Claro, para evitar esse abuso das múltiplas demandas repetidas, as leis
processuais criaram mecanismos que, em derradeira análise, visam reunir as ações
com objeto ou fundamentos idênticos, para um julgamento simultâneo.
É essa
tática da "avalanche processual" - que literalmente "mata de
cansaço" - que a oposição ao governo Dilma Rousseff tem utilizado para
tentar o impeachment da
presidente: um número exagerado de petições requerendo a abertura de processos
de "impeachment" foi protocolizado junto à presidência da Câmara dos
Deputados, a quem compete decidir em primeira plana sobre a procedibilidade dos
pedidos de impedimento formandos com base nos artigos 85 e 86, da Constituição.
Acossado
por denúncias graves de corrupção segundo apurações da "Operação Lava
Jato", o presidente da Câmara dos Deputados, Eduardo Cunha (PMDB-DF), tem
usado isso como poder de barganha contra a presidente Dilma, como se fosse possível
que ela detivesse o andamento das diligências da Polícia Federal, do Ministério
Público e da Justiça Federal, para beneficiá-lo. Ainda que ela podesse, seria um
enorme erro, sobretudo, por essa ingerência indevida vulnerar o princípio da
separação dos poderes.

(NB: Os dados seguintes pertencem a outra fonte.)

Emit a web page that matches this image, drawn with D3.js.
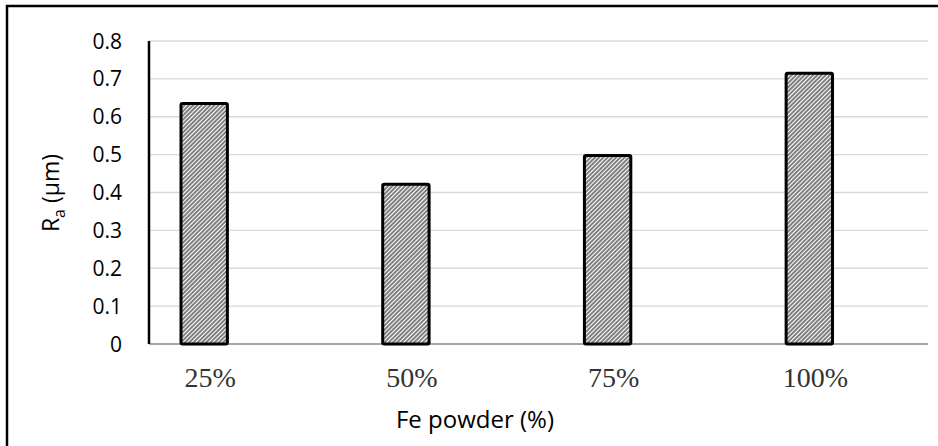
<!DOCTYPE html>
<html>
<head>
<meta charset="utf-8">
<script src="https://cdn.jsdelivr.net/npm/d3@7"></script>
<style>
  body { margin: 0; background: #fff; }
  svg { display: block; }
</style>
</head>
<body>
<svg id="chart" width="938" height="446"></svg>
<script>
// chart data
var categories = ['25%', '50%', '75%', '100%'];
var raValues = [0.635, 0.422, 0.498, 0.715];
var yTicks = [0, 0.1, 0.2, 0.3, 0.4, 0.5, 0.6, 0.7, 0.8];

var svg = d3.select('#chart');

// outer frame (right & bottom edges are cut off in the picture)
svg.append('path')
    .attr('d', 'M7,446 L7,6 L938,6')
    .attr('fill', 'none')
    .attr('stroke', '#000')
    .attr('stroke-width', 2.5);

// plot area (note: "top" is reserved on window, so use own names)
var plotL = 149, plotR = 928, plotT = 41, plotB = 344;

var x = d3.scaleBand()
    .domain(categories)
    .range([plotL, plotR])
    .paddingInner(0.77)
    .paddingOuter(0.316)
    .align(0.251);

var y = d3.scaleLinear()
    .domain([0, 0.8])
    .range([plotB, plotT]);

// hatch pattern
var defs = svg.append('defs');
var pat = defs.append('pattern')
    .attr('id', 'hatch')
    .attr('patternUnits', 'userSpaceOnUse')
    .attr('width', 3)
    .attr('height', 3)
    .attr('patternTransform', 'rotate(45)');
pat.append('rect').attr('width', 3).attr('height', 3).attr('fill', '#fff');
pat.append('line')
    .attr('x1', 1).attr('y1', 0).attr('x2', 1).attr('y2', 3)
    .attr('stroke', '#000')
    .attr('stroke-width', 1);

// gridlines
svg.append('g')
    .selectAll('line')
    .data(yTicks.slice(1))
    .enter().append('line')
    .attr('x1', plotL).attr('x2', plotR)
    .attr('y1', function(d) { return y(d); })
    .attr('y2', function(d) { return y(d); })
    .attr('stroke', '#d9d9d9')
    .attr('stroke-width', 1.3);

// x axis baseline
svg.append('line')
    .attr('x1', plotL).attr('x2', plotR)
    .attr('y1', y(0)).attr('y2', y(0))
    .attr('stroke', '#888')
    .attr('stroke-width', 1.5);

// bars
svg.append('g')
    .selectAll('rect')
    .data(raValues)
    .enter().append('rect')
    .attr('x', function(d, i) { return x(categories[i]); })
    .attr('width', x.bandwidth())
    .attr('y', function(d) { return y(d); })
    .attr('height', function(d) { return y(0) - y(d); })
    .attr('rx', 1.5)
    .attr('fill', 'url(#hatch)')
    .attr('stroke', '#000')
    .attr('stroke-width', 3);

// y axis line
svg.append('line')
    .attr('x1', plotL).attr('x2', plotL)
    .attr('y1', plotT).attr('y2', plotB)
    .attr('stroke', '#000')
    .attr('stroke-width', 2.5);

// y tick labels
svg.append('g')
    .selectAll('text')
    .data(yTicks)
    .enter().append('text')
    .attr('x', 122)
    .attr('y', function(d) { return y(d); })
    .attr('dy', '0.36em')
    .attr('text-anchor', 'end')
    .attr('font-family', 'Open Sans, sans-serif')
    .attr('font-size', 21)
    .attr('fill', '#000')
    .text(function(d) { return d === 0 ? '0' : d3.format('.1f')(d); });

// x category labels
svg.append('g')
    .selectAll('text')
    .data(categories)
    .enter().append('text')
    .attr('x', function(d) { return x(d) + x.bandwidth() / 2 + 6; })
    .attr('y', 387)
    .attr('text-anchor', 'middle')
    .attr('font-family', 'Liberation Serif, serif')
    .attr('font-size', 28)
    .attr('fill', '#333')
    .text(function(d) { return d; });

// x axis title
svg.append('text')
    .attr('x', 475)
    .attr('y', 428)
    .attr('text-anchor', 'middle')
    .attr('font-family', 'Open Sans, sans-serif')
    .attr('font-size', 24)
    .attr('fill', '#000')
    .text('Fe powder (%)');

// y axis title
var yt = svg.append('text')
    .attr('transform', 'translate(59,193) rotate(-90)')
    .attr('text-anchor', 'middle')
    .attr('font-family', 'Open Sans, sans-serif')
    .attr('font-size', 23)
    .attr('fill', '#000');
yt.append('tspan').text('R');
yt.append('tspan').attr('dy', 6).attr('font-size', 16).text('a');
yt.append('tspan').attr('dy', -6).text(' (\u03bcm)');
</script>
</body>
</html>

Assim, depois indeferir cerca de três dezenas de pedidos
de abertura dos processos de impedimento
da presidente Dilma, resolveu Eduardo Cunha acatar um daqueles pedidos que, aliás,
em nada difere dos já arquivados. Com isto, o presidente da Câmara dos Deputados
- chamado por seu correligionário Jarbas Vasconcelos (PMDB-PE) de
"chantagista e psicopata", em recente programa de televisão - crava
uma poderosíssima cunha no peito do governo Dilma que, nos últimos tempos, até vinha
demonstrando sinais de franca recuperação.
A
instabilidade política, que agrava as dificuldades por que passa a economia,
voltou com especial vigor após o anúncio
do recebimento do pedido de impeachment por Eduardo Cunha, que
chantageia abertamente a presidente da República com enorme cobertura dos
poderosos veículos de comunicação que a ele se aliam, a despeito de importantes
manifestações contrárias de personalidades e entidades representativas da
sociedade civil, que reconhecem a não existência de qualquer das hipóteses
enumeradas no artigo 85, da Constituição, para abertura de um processo de
impedimento.
Com
efeito, foi essa conclusão a que chegou
uma comissão de juristas instituída pelo Conselho Federal da OAB, sob o
coordenação de Eduardo Lavenère Machado: as tais "pedaladas fiscais" não
seriam suficientes para basear impedimento da presidente da República justo
porque não foram atos diretamente praticados por ela, merecendo lembrar até que
o vice-presidente Michel Temer é signatário de vários decretos que viabilizaram
essa prática vedada pela Lei de Responsabilidade Fiscal. Em suma, por maioria de
votos, entendeu essa comissão que não se tem presente, no caso, nenhuma
daquelas hipóteses de condutas descritas no artigo 85 da Constituição. Nesse
mesmo rumo foi a manifestação do representante da Conferência Nacional dos
Bispos do Brasil, ademais de outras entidades e personalidades que vêm
prestando solidariedade à presidente e em expressa condenação à atitude de
Eduardo Cunha.
Lastimável,
porém, é inevitável que nos próximos dias o Brasil afunde na crise política,
com reflexos negativos para a economia. O mais grave é que, além da enorme
corrosão que isso causa à (convalescente) autoridade da presidente da República,
percebe-se um enorme déficit de lideranças políticas nacionais capazes de
construir uma solução em marcos republicanos para o impasse político gerado
pela atitude irresponsável e chantagística do presidente da Câmara dos
Deputados que, há bastante tempo, perdeu a condição moral de presidir essa Casa
legislativa, o que certamente será reconhecido pela Comissão de Ética no bojo
do rumoroso processo instaurado para apurar a participação de Cunha no
recebimento de propinas, conforme denúncias feitas contra ele recentemente.
Vejamos
até onde irá à chantagem escancarada que, com o beneplácito de tucanos e demos,
ademais dos alardes da grande mídia conservadora, tem como alvo a primeira
mandatária desta nação. O psicopata (nas palavras do deputado federal Jarbas
Vasconcelos, repita-se) que, ainda, preside a Câmara dos Deputados está à solta
e com a caneta cheia de tinta. Até onde Cunha abusará da paciência deste Brasil
de caboclo, de mãe-preta e pai joão?